Rwandan law requires that all children born with HIV be informed of their status by age 12. As part of our efforts to support the parents and caregivers of our pediatric patients, WE-ACTx counselors facilitate a weekly discussion group to help families navigate the challenges of disclosing this information to their children. Our support group creates a space for parents to talk through different strategies for sharing this difficult news, and
to seek help in working through the tension that disclosure can introduce into family relationships. Since we began the group in 2011, the percentage of WE-ACTx youth ages 8-12 who are aware of their status has risen from 50% to >90%. It is our hope that by fostering an ongoing conversation among caregivers, and connecting them with individual counseling as needed, we can nurture a community of young people who are well-informed about their own health, and can take an active role in their self-care.


Quarterly meetings are held for parents of children over 12 to support them in helping their children adhere better to medications. These gatherings allow caregivers to become familiar with the WE-ACTx staff, as well as with opportunities for family-centered activities to improve their lives and the lives of their children.

Annual Children’s Assessments

WE-ACTx’s team of nurses and psychologists conduct annual individual needs assessments for all patients under 17 years of age. These one-on-one evaluations allow the clinic’s staff to identify problems that young patients are facing related to poverty, stigma, family issues, gender-based violence, educational issues, and the challenges of grappling with their HIV status. Our counselors include detailed notes from these conversations in patients’ medical charts, thereby enabling clinicians to make informed referrals, track change over time, and approach each child’s care from a holistic perspective.

Day of the African Child

Day of the African Child is observed every year on June 16th, throughout the African continent—in commemoration of the 1976 Soweto uprising, when 10,000 black schoolchildren risked their lives to demand better education and the right to be taught in their own language in South Africa.

At WE-ACTx, we honor this day by hosting an outdoor gathering for the families of the 600 youth we serve. Our annual event features an academic awards ceremony, as well as music, theater and dance performances by WE-ACTx youth and invited local artists.

Day of the African Child is the time of year we come together to celebrate the way that the young folks in our care are thriving—and to recognize all of the hard work, cooperation and love that has contributed to supporting their well-being.

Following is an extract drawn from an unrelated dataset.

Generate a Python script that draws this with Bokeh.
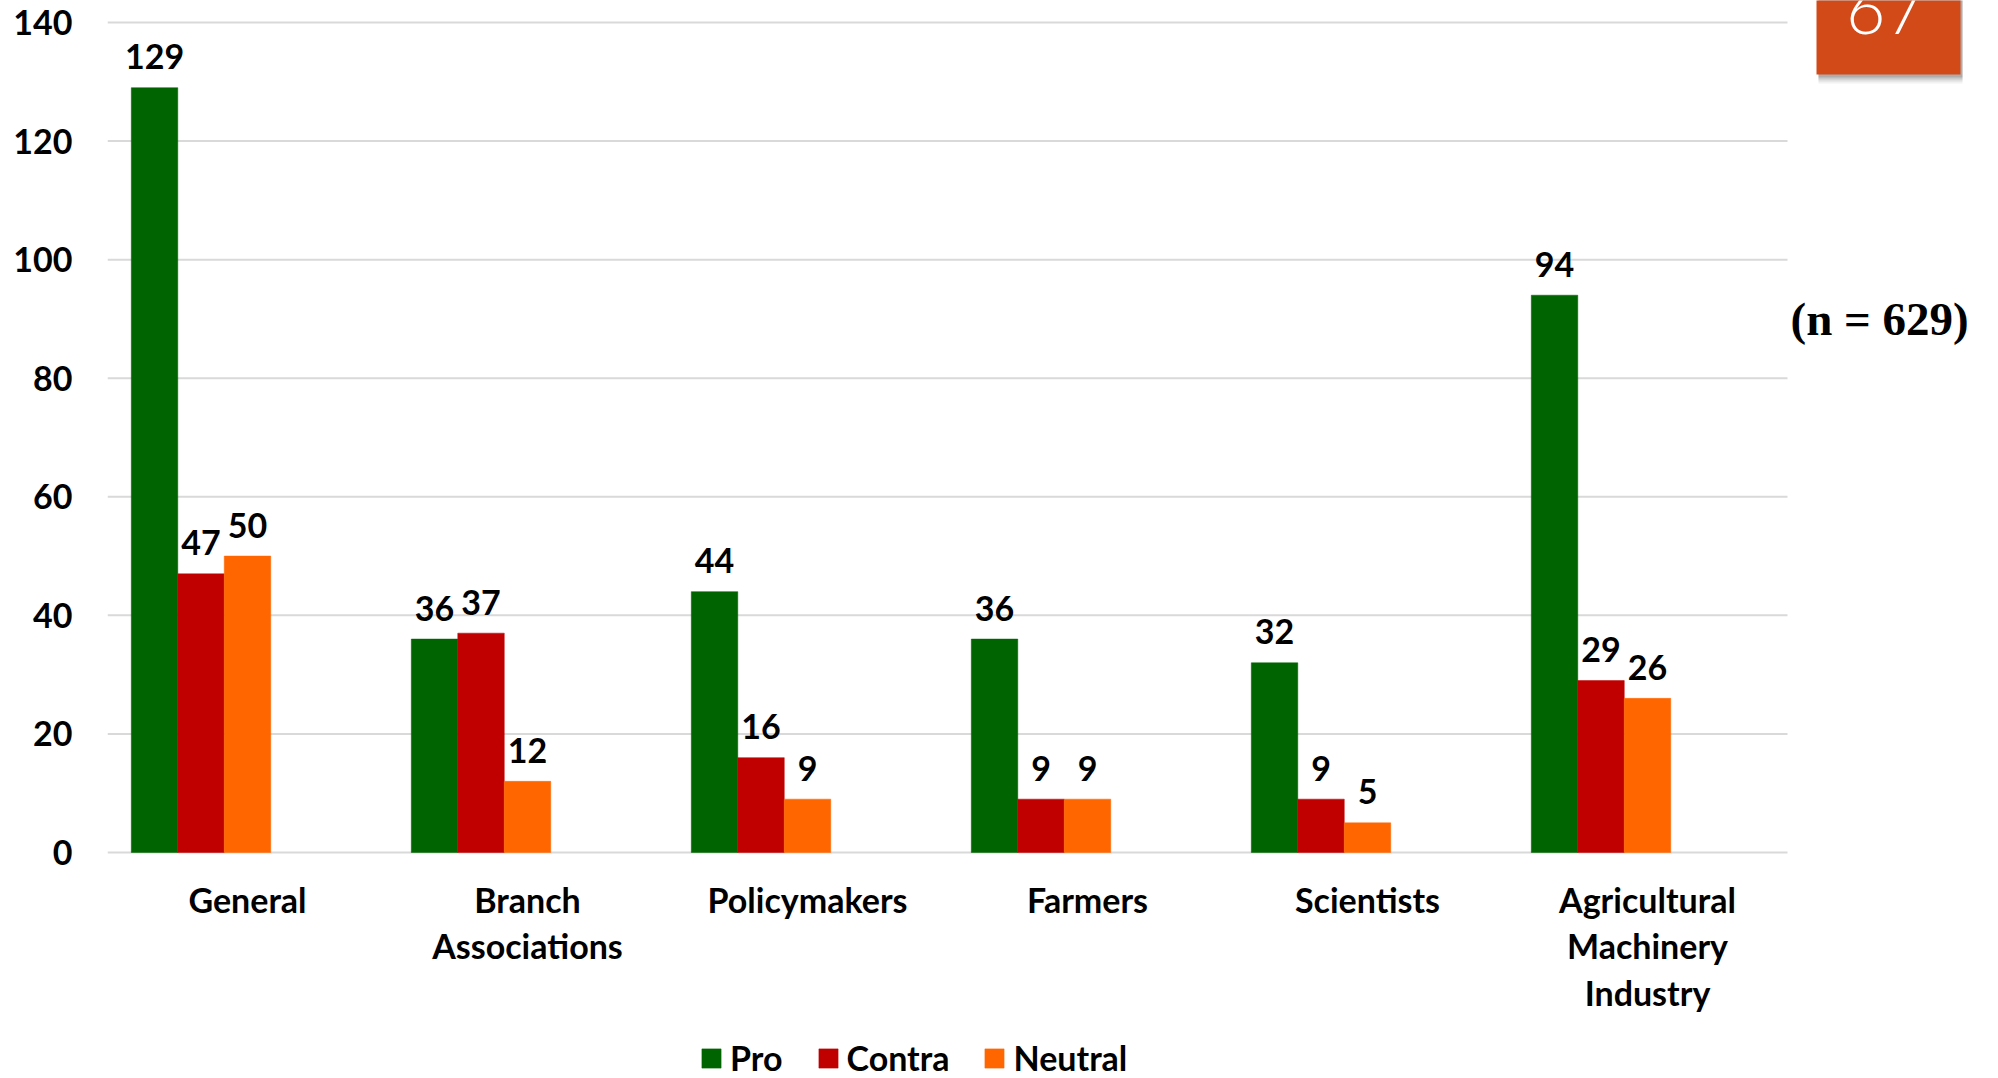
from bokeh.plotting import figure
from bokeh.models import (FixedTicker, Legend, LegendItem, ColumnDataSource,
                          Range1d)
from bokeh.core.properties import value
from bokeh.embed import file_html
from bokeh.resources import INLINE

# ---- data -------------------------------------------------------------
groups = ["General", "Branch\nAssociations", "Policymakers", "Farmers",
          "Scientists", "Agricultural\nMachinery\nIndustry"]
series = ["Pro", "Contra", "Neutral"]
pro = [129, 36, 44, 36, 32, 94]
contra = [47, 37, 16, 9, 9, 29]
neutral = [50, 12, 9, 9, 5, 26]
y_ticks = [0, 20, 40, 60, 80, 100, 120, 140]
sample_note = "(n = 629)"
slide_number = "67"

colors = ["#006400", "#C00000", "#FF6600"]
FONT = "Lato"
FSIZE = "34px"
BAR_W = 0.166
offsets = [-2 * BAR_W, -BAR_W, 0.0]
n_groups = len(groups)

# The plotting frame spans the whole canvas right of the value axis so the
# legend, the sample-size note and the slide tab can live inside it.
W, H = 1998, 1078
LEFT = 107
PX_PER_GROUP = 280.0
ZERO_Y, TOP_Y = 852.0, 22.0
px_per_unit = (ZERO_Y - TOP_Y) / max(y_ticks)

x_end = (W - LEFT) / PX_PER_GROUP
y_start = -(H - ZERO_Y) / px_per_unit
y_end = ZERO_Y / px_per_unit

p = figure(width=W, height=H, x_range=Range1d(0, x_end),
           y_range=Range1d(y_start, y_end),
           output_backend="svg", toolbar_location=None,
           x_axis_location=None,
           min_border_left=LEFT, min_border_right=0,
           min_border_top=0, min_border_bottom=0)
p.outline_line_color = None
p.background_fill_color = "white"
p.border_fill_color = "white"
p.xgrid.grid_line_color = None
p.ygrid.grid_line_color = None

# ---- value axis -------------------------------------------------------
p.yaxis.ticker = FixedTicker(ticks=y_ticks)
p.yaxis.axis_line_color = None
p.yaxis.major_tick_line_color = None
p.yaxis.minor_tick_line_color = None
p.yaxis.major_label_standoff = 29
p.yaxis.major_label_text_font = FONT
p.yaxis.major_label_text_font_style = "bold"
p.yaxis.major_label_text_font_size = FSIZE
p.yaxis.major_label_text_color = "black"

# horizontal gridlines (the zero line doubles as the category baseline)
p.segment(x0=[0] * len(y_ticks), x1=[n_groups] * len(y_ticks),
          y0=y_ticks, y1=y_ticks, line_color="#D9D9D9", line_width=2)

# ---- category labels ----------------------------------------------------
centers = [i + 0.5 for i in range(n_groups)]
p.text(x=centers, y=[0] * n_groups, text=groups, text_align="center",
       text_baseline="top", y_offset=26, text_line_height=1.14,
       text_font=value(FONT), text_font_style="bold",
       text_font_size=FSIZE, text_color="black")

# ---- bars and value labels --------------------------------------------
items = []
for name, vals, off, col in zip(series, [pro, contra, neutral], offsets, colors):
    src = ColumnDataSource(dict(x=[c + off for c in centers], top=vals,
                                label=[str(v) for v in vals]))
    r = p.vbar(x="x", top="top", width=BAR_W, source=src,
               fill_color=col, line_color=col, line_width=0.5)
    p.text(x="x", y="top", text="label", source=src,
           text_align="center", text_baseline="alphabetic", y_offset=-31,
           text_font=value(FONT), text_font_style="bold",
           text_font_size=FSIZE, text_color="black")
    items.append(LegendItem(label=name, renderers=[r]))

legend = Legend(items=items, orientation="horizontal", location=(592, 0),
                glyph_width=24, glyph_height=24, label_standoff=7, spacing=33,
                padding=0, margin=0, border_line_color=None,
                background_fill_alpha=0,
                label_text_font=FONT, label_text_font_style="bold",
                label_text_font_size=FSIZE, label_text_color="black")
p.add_layout(legend, "center")

# ---- sample size note --------------------------------------------------
p.text(x=[(1790 - LEFT) / PX_PER_GROUP], y=[90], text=[sample_note],
       text_align="left", text_baseline="middle",
       text_font=value("Liberation Serif"), text_font_style="bold",
       text_font_size="47px", text_color="black")

# ---- slide number tab (runs off the top edge) ----------------------------
tab_l = (1816 - LEFT) / PX_PER_GROUP
tab_r = (1960 - LEFT) / PX_PER_GROUP
tab_b = (ZERO_Y - 74) / px_per_unit
sh = 1.0 / PX_PER_GROUP
for k, a in [(9, 0.07), (7, 0.10), (5, 0.14), (3, 0.20)]:
    p.quad(left=[tab_l + 2 * sh], right=[tab_r + 2 * sh], top=[y_end + 5],
           bottom=[tab_b - k / px_per_unit], fill_color="#404040",
           fill_alpha=a, line_color=None)
p.quad(left=[tab_l], right=[tab_r], top=[y_end + 5], bottom=[tab_b],
       fill_color="#D34A19", line_color=None)
p.text(x=[(1885 - LEFT) / PX_PER_GROUP], y=[(ZERO_Y - 9) / px_per_unit],
       text=[slide_number], text_align="center", text_baseline="alphabetic",
       text_font=value("Lato Light"), text_font_size="68px",
       text_color="white")

open("out.html", "w").write(file_html(p, INLINE))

Youth Ending Stigma (Y.E.S.)

Youth Ending Stigma (Y.E.S.) is a youth group committed to ending HIV-related stigma in Rwanda that was started by WE-ACTx patients in the fall of 2009. The members of Y.E.S. meet regularly at the Centreville clinic to support each other in their own struggles against stigma, and to collaborate on peer education projects and public awareness campaigns that challenge stereotypes and promote equality. In addition to sharing their own testimonies with other HIV-positive youth and with the general public, the members of Y.E.S. have spread their message by staging plays, composing original music, participating in photography exhibitions, and creating a video that has been named a finalist for the $25,000 Kalamazoo College Global Prize for Collaborative Social Justice Leadership.